Oh, jeez, where to start?
It says on the cover that this is a "Simon Serrailler Mystery" . . . except that it's not a mystery at all. A serial abductor/killer of children has been at work; early on, that criminal is identified and apprehended (by Serrailler, in a genuinely exciting bit). We never actually find out the eventual fate or the motivations of the killer: all we're given is a sort of "evil incarnate" explanation, which might perhaps satisfy all the holy rollers who stuff the novel's cast list but doesn't, y'know, satisfy me. I seek psychological depth in the novels I read; it's not on offer here. As an added quandary, we never find out what finally happens to the killer. Life? Found guilty? Gets off due to some quirk in the UK judicial system? Is offed by fellow inmates? Who knows?
As a separate plot strand, there's this guy whose beloved wife Lizzie has died horribly from CJD. Driven mad by grief, he takes hostage a sexy young female priest, then, after the crisis is defused, wanders around threatening (or at least so they think) women who to him, in his deranged state, look like the lost Lizzie. I never quite worked out what other crimes he committed; I was, though, miffed not to witness his demise and have it explained but just to be told that "You know that guy who went nuts when his wife died? Well, guess what?"

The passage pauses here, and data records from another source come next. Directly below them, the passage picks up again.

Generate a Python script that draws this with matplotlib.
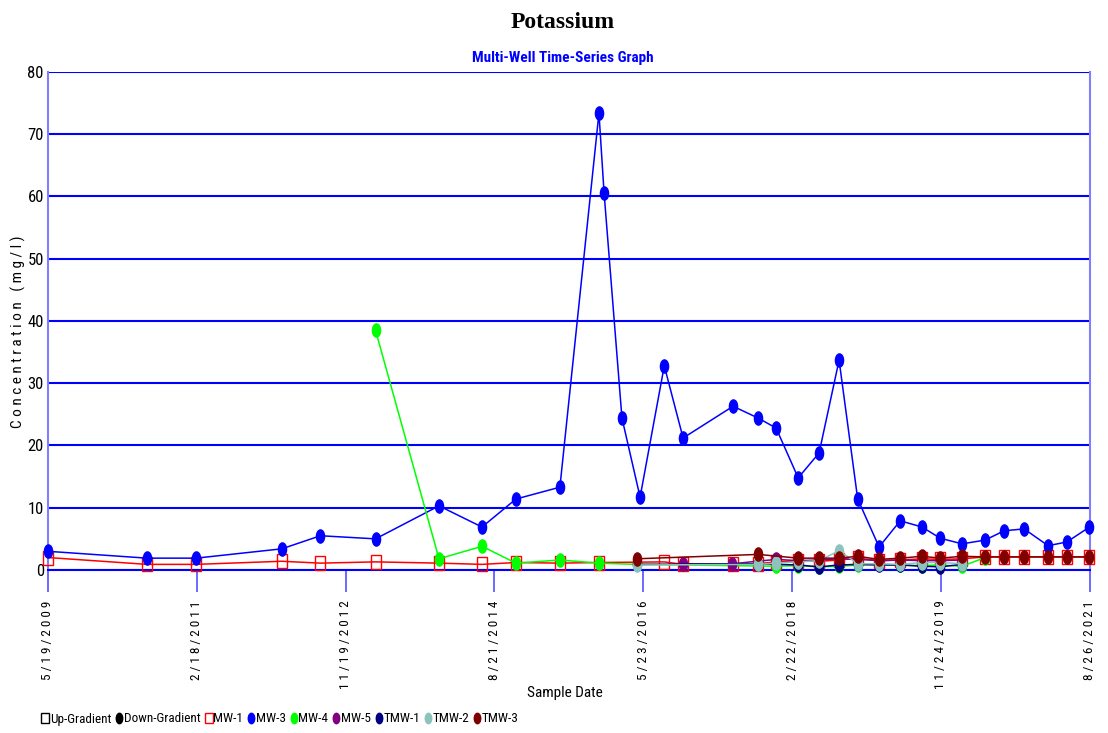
import matplotlib
matplotlib.use("Agg")
import matplotlib.pyplot as plt
from matplotlib.markers import MarkerStyle
from matplotlib.transforms import Affine2D
from matplotlib.lines import Line2D
import pandas as pd

# Narrow sans for axis text (the reference uses an Arial Narrow look), serif for the title
plt.rcParams['font.family'] = ['Roboto Condensed', 'Liberation Sans', 'DejaVu Sans']

# ---- data (K, mg/l) ----
mw1_dates = ['2009-05-19', '2010-07-19', '2011-02-15', '2012-02-19', '2012-08-03', '2013-03-28',
             '2013-12-26', '2014-06-29', '2014-11-22', '2015-05-30', '2015-11-14', '2016-08-21',
             '2016-11-10', '2017-06-13', '2017-09-29', '2017-12-15', '2018-03-20', '2018-06-18',
             '2018-09-12', '2018-12-01', '2019-03-03', '2019-06-02', '2019-09-04', '2019-11-21',
             '2020-02-23', '2020-06-01', '2020-08-22', '2020-11-16', '2021-02-27', '2021-05-19',
             '2021-08-24']
mw1_vals = [2.0, 0.9, 0.9, 1.4, 1.1, 1.3, 1.1, 0.9, 1.2, 1.1, 1.2, 1.3, 0.9, 0.9, 1.0, 1.3,
            1.5, 1.4, 1.6, 1.9, 1.5, 1.6, 1.8, 1.7, 1.8, 2.1, 2.1, 2.1, 2.1, 2.1, 2.1]

mw3_dates = ['2009-05-19', '2010-07-19', '2011-02-15', '2012-02-19', '2012-08-03', '2013-03-28',
             '2013-12-26', '2014-06-29', '2014-11-22', '2015-05-30', '2015-11-14', '2015-12-06',
             '2016-02-21', '2016-05-09', '2016-08-21', '2016-11-10', '2017-06-13', '2017-09-29',
             '2017-12-15', '2018-03-20', '2018-06-18', '2018-09-12', '2018-12-01', '2019-03-03',
             '2019-06-02', '2019-09-04', '2019-11-21', '2020-02-23', '2020-06-01', '2020-08-22',
             '2020-11-16', '2021-02-27', '2021-05-19', '2021-08-24']
mw3_vals = [3.0, 1.9, 1.9, 3.4, 5.5, 5.0, 10.3, 6.9, 11.4, 13.3, 73.4, 60.6, 24.4, 11.7, 32.8,
            21.2, 26.3, 24.4, 22.8, 14.8, 18.8, 33.7, 11.4, 3.7, 7.9, 6.9, 5.1, 4.2, 4.8, 6.3,
            6.6, 3.9, 4.5, 6.9]

mw4_dates = ['2013-03-28', '2013-12-26', '2014-06-29', '2014-11-22', '2015-05-30', '2015-11-14',
             '2016-04-26', '2017-12-15', '2018-03-20', '2018-06-18', '2018-09-12', '2018-12-01',
             '2019-03-03', '2019-06-02', '2019-09-04', '2019-11-21', '2020-02-23', '2020-06-01']
mw4_vals = [38.5, 1.8, 3.8, 1.1, 1.6, 1.1, 0.9, 0.6, 0.7, 0.5, 0.6, 0.8, 0.9, 0.8, 0.7, 0.8,
            0.6, 2.0]

mw5_dates = ['2016-11-10', '2017-06-09', '2017-12-15', '2018-03-20', '2018-06-18', '2018-09-12',
             '2018-12-01', '2019-03-03', '2019-06-02', '2019-09-04', '2019-11-21', '2020-02-23']
mw5_vals = [1.0, 1.0, 1.7, 1.5, 1.6, 1.8, 1.7, 1.5, 1.6, 1.5, 1.5, 1.6]

tmw1_dates = ['2016-04-26', '2017-09-29', '2018-03-20', '2018-06-18', '2018-09-12', '2018-12-01',
              '2019-03-03', '2019-06-02', '2019-09-04', '2019-11-21', '2020-02-23']
tmw1_vals = [0.9, 1.0, 0.8, 0.5, 0.8, 0.9, 0.8, 0.8, 0.6, 0.5, 0.9]

tmw2_dates = ['2016-04-26', '2017-09-29', '2017-12-15', '2018-03-20', '2018-06-18', '2018-09-12',
              '2018-12-01', '2019-03-03', '2019-06-02', '2019-09-04', '2019-11-21', '2020-02-23']
tmw2_vals = [0.8, 0.9, 1.1, 1.3, 1.5, 3.1, 1.0, 1.0, 0.9, 1.2, 1.2, 1.0]

tmw3_dates = ['2016-04-26', '2017-09-29', '2018-03-20', '2018-06-18', '2018-09-12', '2018-12-01',
              '2019-03-03', '2019-06-02', '2019-09-04', '2019-11-21', '2020-02-23', '2020-06-01',
              '2020-08-22', '2020-11-16', '2021-02-27', '2021-05-19', '2021-08-24']
tmw3_vals = [1.8, 2.5, 1.9, 1.9, 1.9, 2.2, 1.7, 1.9, 2.2, 1.9, 2.2, 2.1, 2.1, 2.1, 2.1, 2.1, 2.1]

tick_dates = ['2009-05-19', '2011-02-18', '2012-11-19', '2014-08-21', '2016-05-23',
              '2018-02-22', '2019-11-24', '2021-08-26']
y_ticks = [0, 10, 20, 30, 40, 50, 60, 70, 80]

# (label, dates, values, colour, marker kind)
series = [
    ('MW-1', mw1_dates, mw1_vals, '#FF0000', 'square'),
    ('MW-3', mw3_dates, mw3_vals, '#0000FF', 'dot'),
    ('MW-4', mw4_dates, mw4_vals, '#00FF00', 'dot'),
    ('MW-5', mw5_dates, mw5_vals, '#800080', 'dot'),
    ('TMW-1', tmw1_dates, tmw1_vals, '#000080', 'dot'),
    ('TMW-2', tmw2_dates, tmw2_vals, '#8CC4BD', 'dot'),
    ('TMW-3', tmw3_dates, tmw3_vals, '#800000', 'dot'),
]


def tall_marker(kind):
    '''Markers in the reference are stretched vertically.'''
    if kind == 'square':
        return MarkerStyle('s', transform=Affine2D().scale(0.75, 1.0))
    return MarkerStyle('o', transform=Affine2D().scale(0.62, 1.0))


fig = plt.figure(figsize=(11.08, 7.33), dpi=100)
ax = fig.add_axes([0.0433, 0.2224, 0.9404, 0.6794])

for label, dates, vals, col, kind in series:
    face = 'none' if kind == 'square' else col
    ax.plot(pd.to_datetime(dates), vals, color=col, lw=1.1,
            marker=tall_marker(kind), markersize=9.5, markerfacecolor=face,
            markeredgecolor=col, markeredgewidth=1.0, clip_on=False, zorder=3)

# Axes range and grid
ax.set_xlim(pd.Timestamp(tick_dates[0]), pd.Timestamp(tick_dates[-1]))
ax.set_ylim(0, 80)
ax.set_yticks(y_ticks)
ax.yaxis.grid(True, color='#0000FF', lw=1.5)
ax.set_axisbelow(True)

ax.spines['top'].set_visible(False)
ax.spines['bottom'].set_color('#0000FF')
ax.spines['bottom'].set_linewidth(1.5)
for side in ['left', 'right']:
    ax.spines[side].set_color('#8080FF')
    ax.spines[side].set_linewidth(1.5)

tick_pos = pd.to_datetime(tick_dates)
ax.set_xticks(tick_pos)
ax.set_xticklabels([' '.join(f'{d.month}/{d.day}/{d.year}') for d in tick_pos],
                   rotation=90, fontsize=9.5)
ax.tick_params(axis='x', direction='out', length=16, width=1.2, color='#5050FF', pad=6)
ax.tick_params(axis='y', length=0, pad=3, labelsize=12)

# Titles and axis labels
fig.text(563 / 1108, 1 - 23 / 733, 'Potassium', family='Liberation Serif',
         weight='bold', size=17, ha='center', va='center')
fig.text(563 / 1108, 1 - 58 / 733, 'Multi-Well Time-Series Graph', color='#0000FF',
         weight='bold', size=11, ha='center', va='center')
fig.text(18 / 1108, 1 - 332 / 733, 'C o n c e n t r a t i o n   ( m g / l )',
         rotation=90, size=11, ha='center', va='center')
fig.text(565 / 1108, 1 - 693 / 733, 'Sample Date', size=11, ha='center', va='center')

# Legend along the bottom
handles = [
    Line2D([], [], ls='none', marker=tall_marker('square'), markersize=7.5,
           markerfacecolor='none', markeredgecolor='black'),
    Line2D([], [], ls='none', marker=tall_marker('dot'), markersize=7.5,
           color='black'),
]
labels = ['Up-Gradient', 'Down-Gradient']
for label, dates, vals, col, kind in series:
    face = 'none' if kind == 'square' else col
    handles.append(Line2D([], [], ls='none', marker=tall_marker(kind), markersize=7.5,
                          markerfacecolor=face, markeredgecolor=col))
    labels.append(label)

fig.legend(handles, labels, loc='center left', bbox_to_anchor=(42 / 1108, 1 - 719 / 733),
           ncol=9, frameon=False, fontsize=9.5, handlelength=0.5, handletextpad=0.1,
           columnspacing=0.35, borderaxespad=0, borderpad=0)

fig.savefig('out.png', dpi=100)
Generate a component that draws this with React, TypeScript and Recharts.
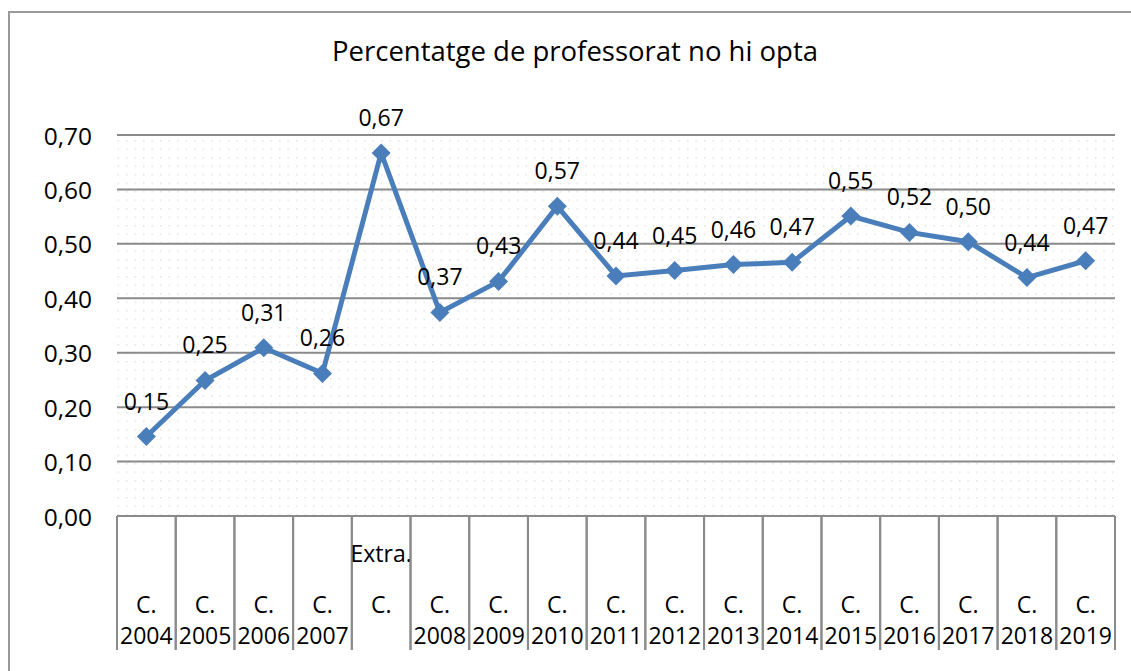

A principal character's mum dies of natural causes. Another principal character's mum, a psychiatrist, gets bumped off by the grown-up version of a child whom, apparently, she failed decades ago; again, by the novel's end, we have no resolution of this case. I suppose that, as in a soap opera, we're supposed to be panting for the next novel and the resolution of all these untied plot threads. Me, I've never been in a less panting state.
I read the first two of Hill's Serrailler series and assumed she was trying to emulate P.D. James: infernally pompous writing, way too long, but at least effective mysteries. This one seems to be neither a mystery nor a crime novel. I'm really not sure what Hill's trying to do here.